この本では、ゴルフのスコアアップにつながるプレーの考え方や、メンタル面の強化方法、具体的な練習方法などが紹介されています。また、PGAツアーで活躍するトッププロたちの成功の秘訣についても取り上げられています。

過去にこのブログで何回も紹介していますが、個人的に英語のオリジナル版がダイレクトに理解できるのでベストですが、日本語でも関係書籍が出版されているので、英語が苦手な人でも手軽にビジョン54の哲学について学ぶことができます。


おわりに

ビジョン54の練習法は、従来のゴルフ練習法とは異なるものが多いですが、非常に効果が高いことから多くのプロゴルファーやメンタルゲームコーチに採用されています。

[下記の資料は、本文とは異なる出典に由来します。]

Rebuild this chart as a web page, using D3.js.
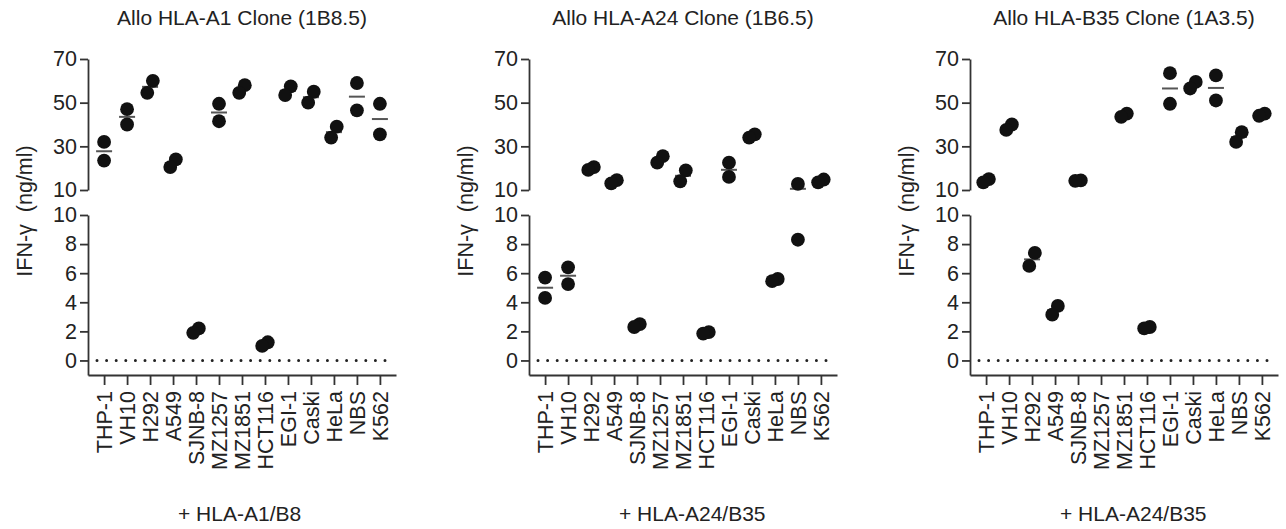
<!DOCTYPE html>
<html>
<head>
<meta charset="utf-8">
<script src="https://cdn.jsdelivr.net/npm/d3@7"></script>
<style>
  body { margin: 0; background: #fff; }
  text { font-family: "Liberation Sans", Arial, sans-serif; fill: #222; }
</style>
</head>
<body>
<div id="chart"></div>
<script>
const cellLines = ["THP-1", "VH10", "H292", "A549", "SJNB-8", "MZ1257", "MZ1851",
  "HCT116", "EGI-1", "Caski", "HeLa", "NBS", "K562"];

const panelTitles = ["Allo HLA-A1 Clone (1B8.5)", "Allo HLA-A24 Clone (1B6.5)", "Allo HLA-B35 Clone (1A3.5)"];
const panelLabels = ["+ HLA-A1/B8", "+ HLA-A24/B35", "+ HLA-A24/B35"];

// two replicates per cell line (ng/ml)
const cloneA1 = [[32, 23.5], [47, 40], [60, 54.5], [24, 20.5], [2.2, 1.9], [49.5, 41.5], [58, 54.5],
  [1.25, 1.0], [57.5, 53.5], [55, 50], [39, 34], [59, 46.5], [49.5, 35.5]];
const cloneA24 = [[5.7, 4.3], [6.4, 5.25], [20.5, 19.2], [14.5, 13], [2.5, 2.3], [25.5, 22.5], [19, 14],
  [1.95, 1.85], [22.5, 16], [35.5, 34], [5.6, 5.45], [12.8, 8.3], [14.8, 13.5]];
const cloneB35 = [[15, 13.5], [40, 37.5], [7.4, 6.5], [3.75, 3.15], [14.4, 14.2], null, [45, 43.5],
  [2.3, 2.2], [63.5, 49.5], [59.5, 56.5], [62.5, 51], [36.5, 32], [45, 44]];

const upperTicks = [10, 30, 50, 70];
const lowerTicks = [0, 2, 4, 6, 8, 10];

const panels = [cloneA1, cloneA24, cloneB35];

const width = 1286, height = 529;
const r = 6.9;

const svg = d3.select("#chart")
  .append("svg")
  .attr("width", width)
  .attr("height", height);

function styleAxis(sel) {
  sel.selectAll("path, line").attr("stroke", "#333").attr("stroke-width", 1.8);
  sel.selectAll("text").attr("fill", "#222").style("font-size", "21.5px")
    .style("font-family", "'Liberation Sans', Arial, sans-serif");
}

panels.forEach((values, i) => {
  const x0 = 88 + i * 441;
  const g = svg.append("g").attr("transform", "translate(" + x0 + ",0)");

  const x = d3.scalePoint().domain(cellLines).range([0, 308]).padding(0.7);
  const yUp = d3.scaleLinear().domain([10, 70]).range([190, 59]);
  const yLo = d3.scaleLinear().domain([-1, 10]).range([375, 215]);
  const yv = v => v >= 10 ? yUp(v) : yLo(v);

  // axes
  g.append("g")
    .call(d3.axisLeft(yUp).tickValues(upperTicks).tickSize(8).tickSizeOuter(0).tickPadding(3))
    .call(styleAxis);

  g.append("g")
    .call(d3.axisLeft(yLo).tickValues(lowerTicks).tickSize(8).tickSizeOuter(0).tickPadding(3))
    .call(styleAxis);

  const xAxis = g.append("g")
    .attr("transform", "translate(0,375)")
    .call(d3.axisBottom(x).tickSize(10).tickSizeOuter(0).tickPadding(6))
    .call(styleAxis);
  xAxis.selectAll("text")
    .attr("transform", "rotate(-90)")
    .attr("text-anchor", "end")
    .attr("x", -16)
    .attr("y", 0)
    .attr("dy", "0.36em");

  // dotted zero line
  g.append("line")
    .attr("x1", 9)
    .attr("x2", 300)
    .attr("y1", yLo(0))
    .attr("y2", yLo(0))
    .attr("stroke", "#222")
    .attr("stroke-width", 3)
    .attr("stroke-linecap", "round")
    .attr("stroke-dasharray", "0,9.6");

  const rows = cellLines.map((c, k) => ({ cell: c, v: values[k] })).filter(d => d.v);

  // mean lines
  g.append("g")
    .selectAll("line")
    .data(rows)
    .enter()
    .append("line")
    .attr("x1", d => x(d.cell) - 8)
    .attr("x2", d => x(d.cell) + 8)
    .attr("y1", d => yv(d3.mean(d.v)))
    .attr("y2", d => yv(d3.mean(d.v)))
    .attr("stroke", "#555")
    .attr("stroke-width", 2);

  // replicate points
  const pts = [];
  rows.forEach(d => {
    const hi = Math.max(d.v[0], d.v[1]), lo = Math.min(d.v[0], d.v[1]);
    const close = Math.abs(yv(hi) - yv(lo)) < 2 * r;
    pts.push({ cx: x(d.cell) + (close ? 2.8 : 0), cy: yv(hi) });
    pts.push({ cx: x(d.cell) - (close ? 2.8 : 0), cy: yv(lo) });
  });

  g.append("g")
    .selectAll("circle")
    .data(pts)
    .enter()
    .append("circle")
    .attr("cx", d => d.cx)
    .attr("cy", d => d.cy)
    .attr("r", r)
    .attr("fill", "#111");

  // texts
  const mid = (x(cellLines[0]) + x(cellLines[cellLines.length - 1])) / 2;
  g.append("text")
    .attr("x", mid)
    .attr("y", 25)
    .attr("text-anchor", "middle")
    .style("font-size", "21px")
    .text(panelTitles[i]);

  g.append("text")
    .attr("x", 90)
    .attr("y", 521)
    .style("font-size", "21px")
    .text(panelLabels[i]);

  g.append("text")
    .attr("transform", "translate(-64,211) rotate(-90)")
    .attr("text-anchor", "middle")
    .attr("dy", "0.36em")
    .style("font-size", "21.5px")
    .style("white-space", "pre")
    .text("IFN-\u03b3  (ng/ml)");
});
</script>
</body>
</html>
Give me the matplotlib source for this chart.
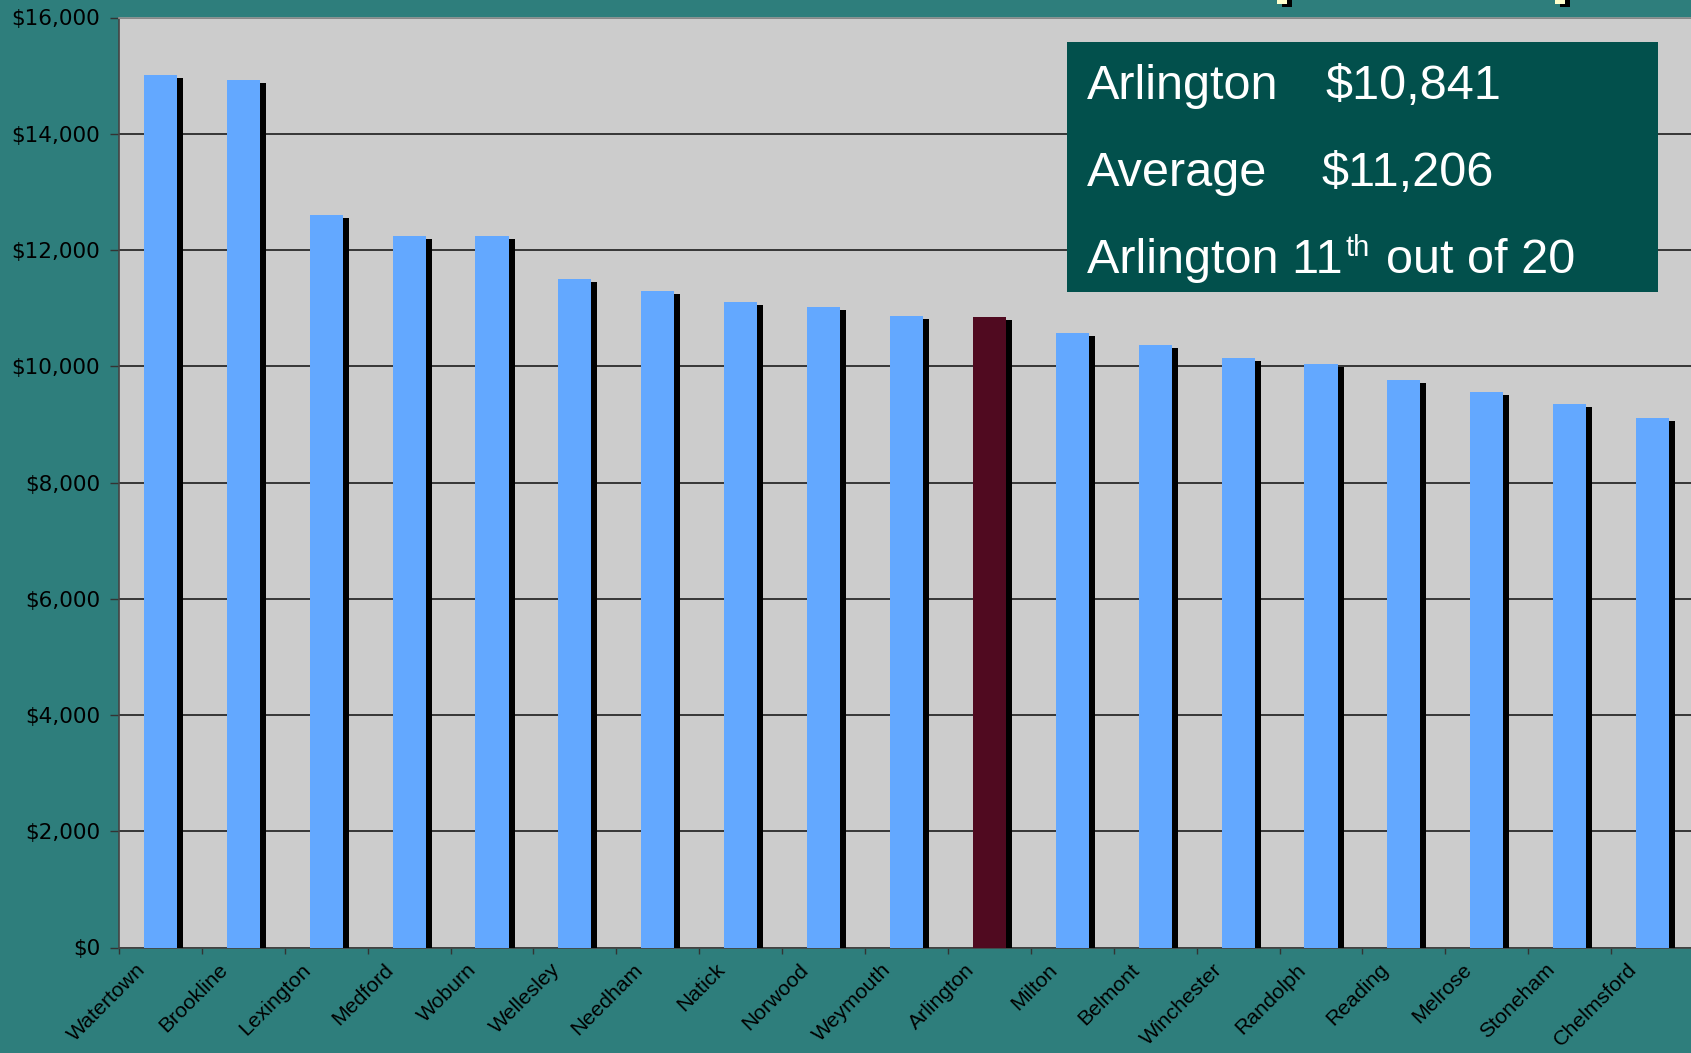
import numpy as np
import matplotlib
matplotlib.use("Agg")
import matplotlib.pyplot as plt
import matplotlib.patheffects as pe
from matplotlib.patches import Rectangle
from matplotlib.ticker import FuncFormatter, MultipleLocator

# ---- data ----
towns = ["Watertown", "Brookline", "Lexington", "Medford", "Woburn", "Wellesley",
         "Needham", "Natick", "Norwood", "Weymouth", "Arlington", "Milton",
         "Belmont", "Winchester", "Randolph", "Reading", "Melrose", "Stoneham",
         "Chelmsford"]
spending = [15010, 14920, 12600, 12240, 12240, 11500, 11290, 11100, 11016, 10860,
            10841, 10580, 10360, 10140, 10040, 9760, 9555, 9350, 9110]
highlight = "Arlington"
box_lines = [("Arlington", "$10,841"), ("Average", "$11,206")]
rank_text = ("Arlington 11", "th", "out of 20")

W, H = 1691, 1053
BG = "#2E7E7C"
PLOT_BG = "#CCCCCC"
BLUE = "#63A8FF"
DARK = "#500A20"
BOX = "#02504C"

fig = plt.figure(figsize=(W / 100, H / 100), dpi=100, facecolor=BG)

ax = fig.add_axes([119 / W, 105.5 / H, 1575 / W, 930 / H])
ax.set_facecolor(PLOT_BG)

x = np.arange(len(towns))
colors = [DARK if t == highlight else BLUE for t in towns]
bars = ax.bar(x, spending, width=0.4, color=colors, zorder=3, linewidth=0)
for b in bars:
    b.set_path_effects([pe.SimplePatchShadow(offset=(4.3, -2.2), shadow_rgbFace="black",
                                             alpha=1.0), pe.Normal()])

ax.set_xlim(-0.5, len(towns) - 0.5)
ax.set_ylim(0, 16000)
ax.yaxis.set_major_locator(MultipleLocator(2000))
ax.yaxis.set_major_formatter(FuncFormatter(lambda v, p: "${:,.0f}".format(v)))
ax.set_axisbelow(True)
ax.grid(axis="y", color="#2a2a2a", linewidth=1.3)
ax.grid(axis="x", visible=False)

ax.set_xticks(np.arange(-0.5, len(towns), 1.0))
ax.set_xticklabels([])
ax.tick_params(axis="x", direction="out", length=4.3, width=1, color="#333333")
ax.tick_params(axis="y", direction="out", length=6.5, width=1, color="#333333",
               pad=7, labelcolor="black")
for lab in ax.get_yticklabels():
    lab.set_fontfamily("DejaVu Sans")
    lab.set_fontsize(15.5)

for s in ["left", "bottom"]:
    ax.spines[s].set_color("#444444")
    ax.spines[s].set_linewidth(1.2)
ax.spines["top"].set_color("#999999")
ax.spines["top"].set_linewidth(1.2)
ax.spines["right"].set_visible(False)

for i, t in enumerate(towns):
    ax.annotate(t, xy=(i, 0), xycoords=("data", "axes fraction"),
                xytext=(-18, -9), textcoords="offset points",
                ha="right", va="top", rotation=45, rotation_mode="anchor",
                fontsize=15.3, family="Liberation Sans", color="black")

# ---- info box ----
fig.patches.append(Rectangle((1067 / W, (H - 292) / H), 591 / W, 250 / H,
                             transform=fig.transFigure, facecolor=BOX,
                             edgecolor="none", zorder=5))
tk = dict(color="white", family="Liberation Sans", fontsize=35, va="baseline",
          ha="left", zorder=6)
fig.text(1087 / W, (H - 99) / H, box_lines[0][0], **tk)
fig.text(1326 / W, (H - 99) / H, box_lines[0][1], **tk)
fig.text(1087 / W, (H - 186) / H, box_lines[1][0], **tk)
fig.text(1322 / W, (H - 186) / H, box_lines[1][1], **tk)
t1 = fig.text(1087 / W, (H - 273) / H, rank_text[0], **tk)
fig.canvas.draw()
r = fig.canvas.get_renderer()
e1 = t1.get_window_extent(renderer=r)
tk2 = dict(tk)
tk2["fontsize"] = 21
t2 = fig.text((e1.x1 + 3) / W, (H - 256) / H, rank_text[1], **tk2)
e2 = t2.get_window_extent(renderer=r)
fig.text((e2.x1 + 16) / W, (H - 273) / H, rank_text[2], **tk)

# small remnants of the slide title at the top edge
for x0 in (1277, 1555):
    fig.patches.append(Rectangle(((x0 + 5) / W, (H - 7) / H), 10 / W, 7 / H,
                                 transform=fig.transFigure, facecolor="black",
                                 edgecolor="none", zorder=4))
    fig.patches.append(Rectangle((x0 / W, (H - 4) / H), 10 / W, 4 / H,
                                 transform=fig.transFigure, facecolor="#FFFFCC",
                                 edgecolor="none", zorder=4))

fig.savefig("out.png", dpi=100, facecolor=BG)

メンタルトレーニングに出会う前のわたしは、テクニカルスキルに90%くらいの比重を置いていたため、安定して競技で70台を出すことができず伸び悩んでいました。メンタルトレーニングやマインドフルネスを取り入れてからは、自分のメンタルやフィジカル、技術力への理解が深まったため、プレー中に「なぜこうなったのか?」と結果に対しストレスを感じることが格段に減り、結果として感情の波が安定したことでパフォーマンスが上がりました。

スコアに伸び悩んでいる人や平常心を保ってゴルフすることに難しさを感じている人、ゴルフをネクストレベルで楽しみたい人には、今回紹介した練習方法がとてもおすすめです。ぜひお試しください。